** Written request **
State the number of lines that include the string "script", and write nothing else.

** Provided records **
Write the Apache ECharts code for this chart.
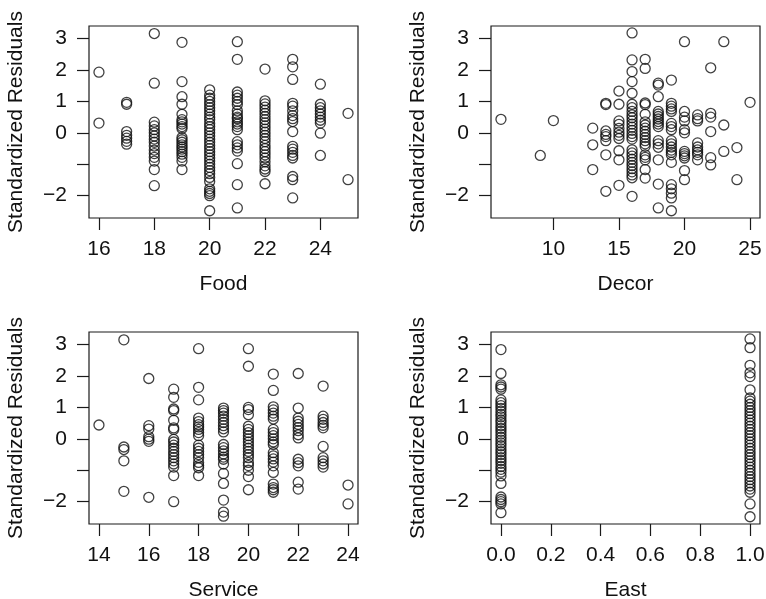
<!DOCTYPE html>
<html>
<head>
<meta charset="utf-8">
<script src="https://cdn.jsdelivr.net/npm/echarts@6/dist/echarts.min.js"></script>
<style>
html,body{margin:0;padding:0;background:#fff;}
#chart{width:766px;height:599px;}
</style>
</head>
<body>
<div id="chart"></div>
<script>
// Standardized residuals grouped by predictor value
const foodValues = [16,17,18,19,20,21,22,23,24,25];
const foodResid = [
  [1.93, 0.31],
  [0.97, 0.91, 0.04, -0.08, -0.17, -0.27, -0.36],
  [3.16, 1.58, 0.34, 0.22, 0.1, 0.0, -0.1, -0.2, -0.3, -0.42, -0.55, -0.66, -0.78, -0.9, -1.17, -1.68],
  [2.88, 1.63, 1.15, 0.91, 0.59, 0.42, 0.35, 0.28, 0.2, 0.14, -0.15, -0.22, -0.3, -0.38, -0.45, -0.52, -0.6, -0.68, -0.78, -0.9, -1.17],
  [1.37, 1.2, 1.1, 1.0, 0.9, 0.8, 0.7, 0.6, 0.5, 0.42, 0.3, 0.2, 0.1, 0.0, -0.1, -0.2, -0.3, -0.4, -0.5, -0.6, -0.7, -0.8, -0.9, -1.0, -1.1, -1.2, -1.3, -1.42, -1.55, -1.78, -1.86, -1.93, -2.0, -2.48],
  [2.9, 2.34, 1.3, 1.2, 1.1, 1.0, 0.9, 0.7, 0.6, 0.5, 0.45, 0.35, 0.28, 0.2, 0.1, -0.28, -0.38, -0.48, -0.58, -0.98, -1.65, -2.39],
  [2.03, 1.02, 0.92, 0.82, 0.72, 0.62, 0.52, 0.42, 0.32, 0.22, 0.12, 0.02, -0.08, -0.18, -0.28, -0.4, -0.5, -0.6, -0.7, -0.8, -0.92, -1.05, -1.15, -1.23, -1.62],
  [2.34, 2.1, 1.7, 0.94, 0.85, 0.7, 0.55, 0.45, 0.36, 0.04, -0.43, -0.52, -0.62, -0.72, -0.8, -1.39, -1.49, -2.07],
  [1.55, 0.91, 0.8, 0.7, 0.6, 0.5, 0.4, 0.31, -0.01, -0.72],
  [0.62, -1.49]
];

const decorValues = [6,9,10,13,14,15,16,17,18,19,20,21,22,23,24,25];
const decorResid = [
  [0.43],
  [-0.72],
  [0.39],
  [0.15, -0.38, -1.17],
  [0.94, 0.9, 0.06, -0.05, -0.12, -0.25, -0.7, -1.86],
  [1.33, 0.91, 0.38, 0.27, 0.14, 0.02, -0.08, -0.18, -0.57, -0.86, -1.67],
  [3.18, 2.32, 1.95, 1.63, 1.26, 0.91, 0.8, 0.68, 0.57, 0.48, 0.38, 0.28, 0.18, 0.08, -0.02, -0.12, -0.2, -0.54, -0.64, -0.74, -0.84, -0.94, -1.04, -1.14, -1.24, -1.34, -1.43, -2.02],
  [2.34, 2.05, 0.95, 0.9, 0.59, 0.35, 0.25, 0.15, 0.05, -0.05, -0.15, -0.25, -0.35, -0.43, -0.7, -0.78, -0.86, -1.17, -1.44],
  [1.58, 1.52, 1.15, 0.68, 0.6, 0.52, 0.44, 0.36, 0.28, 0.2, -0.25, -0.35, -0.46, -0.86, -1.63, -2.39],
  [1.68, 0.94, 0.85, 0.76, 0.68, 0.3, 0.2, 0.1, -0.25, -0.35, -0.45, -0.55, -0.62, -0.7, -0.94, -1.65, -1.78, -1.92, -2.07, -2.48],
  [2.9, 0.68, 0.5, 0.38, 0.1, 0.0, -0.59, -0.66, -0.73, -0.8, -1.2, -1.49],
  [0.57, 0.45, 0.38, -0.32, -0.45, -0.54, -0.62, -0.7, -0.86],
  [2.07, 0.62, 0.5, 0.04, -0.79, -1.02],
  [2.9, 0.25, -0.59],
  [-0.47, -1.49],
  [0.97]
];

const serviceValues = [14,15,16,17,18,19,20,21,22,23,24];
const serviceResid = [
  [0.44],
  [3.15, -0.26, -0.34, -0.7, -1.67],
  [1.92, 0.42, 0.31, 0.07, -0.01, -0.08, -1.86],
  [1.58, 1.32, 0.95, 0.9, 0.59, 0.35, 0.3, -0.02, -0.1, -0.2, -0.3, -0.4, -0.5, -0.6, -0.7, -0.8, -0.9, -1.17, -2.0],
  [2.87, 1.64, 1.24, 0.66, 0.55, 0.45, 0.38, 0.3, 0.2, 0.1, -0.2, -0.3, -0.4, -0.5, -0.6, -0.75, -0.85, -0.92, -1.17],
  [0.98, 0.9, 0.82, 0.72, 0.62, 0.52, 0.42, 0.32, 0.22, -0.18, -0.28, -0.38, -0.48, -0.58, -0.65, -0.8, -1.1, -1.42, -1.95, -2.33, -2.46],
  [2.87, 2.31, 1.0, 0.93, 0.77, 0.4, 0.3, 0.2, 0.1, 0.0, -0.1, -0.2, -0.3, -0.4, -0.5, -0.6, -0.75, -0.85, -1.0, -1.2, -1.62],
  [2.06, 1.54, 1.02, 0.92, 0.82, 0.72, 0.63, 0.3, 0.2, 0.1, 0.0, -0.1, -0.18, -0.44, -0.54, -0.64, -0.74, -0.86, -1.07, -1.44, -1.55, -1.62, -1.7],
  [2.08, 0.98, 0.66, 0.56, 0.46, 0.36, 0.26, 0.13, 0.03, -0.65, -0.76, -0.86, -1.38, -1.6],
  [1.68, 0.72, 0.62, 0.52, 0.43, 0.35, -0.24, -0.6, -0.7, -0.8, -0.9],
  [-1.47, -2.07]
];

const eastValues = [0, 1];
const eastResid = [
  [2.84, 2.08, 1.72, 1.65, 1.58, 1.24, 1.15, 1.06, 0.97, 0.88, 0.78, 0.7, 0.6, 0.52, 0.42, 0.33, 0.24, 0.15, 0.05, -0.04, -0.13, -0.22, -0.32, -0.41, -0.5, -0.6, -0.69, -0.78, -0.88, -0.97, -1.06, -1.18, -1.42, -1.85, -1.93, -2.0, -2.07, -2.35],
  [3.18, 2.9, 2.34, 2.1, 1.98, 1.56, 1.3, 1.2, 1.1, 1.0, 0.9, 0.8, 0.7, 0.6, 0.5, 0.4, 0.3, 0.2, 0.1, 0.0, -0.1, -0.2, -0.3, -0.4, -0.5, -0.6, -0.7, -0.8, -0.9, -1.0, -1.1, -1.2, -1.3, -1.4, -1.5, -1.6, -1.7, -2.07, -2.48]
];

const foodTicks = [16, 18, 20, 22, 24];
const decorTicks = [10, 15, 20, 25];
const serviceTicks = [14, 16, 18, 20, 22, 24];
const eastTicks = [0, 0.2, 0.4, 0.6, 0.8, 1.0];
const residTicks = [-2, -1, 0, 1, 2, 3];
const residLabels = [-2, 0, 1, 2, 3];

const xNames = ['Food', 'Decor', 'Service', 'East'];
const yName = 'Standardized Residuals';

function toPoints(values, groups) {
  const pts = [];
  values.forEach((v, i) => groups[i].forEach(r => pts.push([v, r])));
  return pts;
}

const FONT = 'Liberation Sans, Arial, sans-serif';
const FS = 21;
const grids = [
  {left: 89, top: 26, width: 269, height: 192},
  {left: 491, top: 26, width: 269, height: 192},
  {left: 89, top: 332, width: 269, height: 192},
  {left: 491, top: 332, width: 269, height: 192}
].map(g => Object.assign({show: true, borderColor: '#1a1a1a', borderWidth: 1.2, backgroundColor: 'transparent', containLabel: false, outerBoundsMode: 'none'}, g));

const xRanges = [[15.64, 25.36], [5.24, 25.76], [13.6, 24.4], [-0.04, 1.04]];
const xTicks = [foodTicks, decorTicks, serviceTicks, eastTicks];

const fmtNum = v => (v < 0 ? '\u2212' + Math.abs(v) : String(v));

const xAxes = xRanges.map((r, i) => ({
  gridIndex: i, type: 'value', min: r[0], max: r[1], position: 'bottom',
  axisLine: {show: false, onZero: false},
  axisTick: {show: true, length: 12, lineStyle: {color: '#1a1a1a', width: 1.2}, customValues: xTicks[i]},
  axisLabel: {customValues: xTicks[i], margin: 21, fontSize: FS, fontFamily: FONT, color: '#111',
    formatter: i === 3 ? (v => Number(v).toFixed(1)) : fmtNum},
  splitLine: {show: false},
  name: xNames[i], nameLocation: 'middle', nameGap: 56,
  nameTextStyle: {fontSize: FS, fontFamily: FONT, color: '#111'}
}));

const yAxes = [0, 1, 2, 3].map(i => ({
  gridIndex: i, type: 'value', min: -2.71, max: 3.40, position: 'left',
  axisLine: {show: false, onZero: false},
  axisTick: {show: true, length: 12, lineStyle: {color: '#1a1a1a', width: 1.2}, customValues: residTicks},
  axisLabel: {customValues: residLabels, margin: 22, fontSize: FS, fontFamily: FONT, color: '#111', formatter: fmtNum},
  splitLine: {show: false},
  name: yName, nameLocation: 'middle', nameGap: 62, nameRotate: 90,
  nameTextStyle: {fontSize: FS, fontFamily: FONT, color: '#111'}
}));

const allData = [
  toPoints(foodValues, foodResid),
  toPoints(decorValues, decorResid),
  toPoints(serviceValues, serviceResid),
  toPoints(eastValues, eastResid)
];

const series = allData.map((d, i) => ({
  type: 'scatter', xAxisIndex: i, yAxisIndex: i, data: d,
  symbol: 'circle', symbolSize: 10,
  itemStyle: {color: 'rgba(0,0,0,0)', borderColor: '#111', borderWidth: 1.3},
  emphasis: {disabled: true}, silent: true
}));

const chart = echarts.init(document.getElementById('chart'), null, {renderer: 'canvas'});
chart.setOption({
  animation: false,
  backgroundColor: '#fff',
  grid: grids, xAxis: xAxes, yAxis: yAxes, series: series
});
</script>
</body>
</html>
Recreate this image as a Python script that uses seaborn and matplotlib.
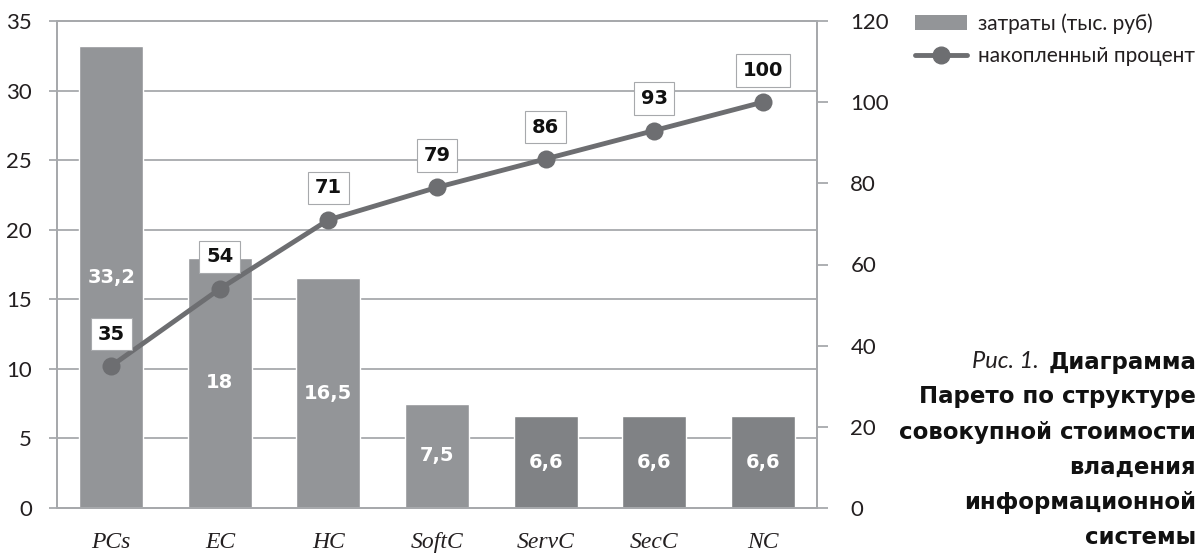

** Result for this exercise **
4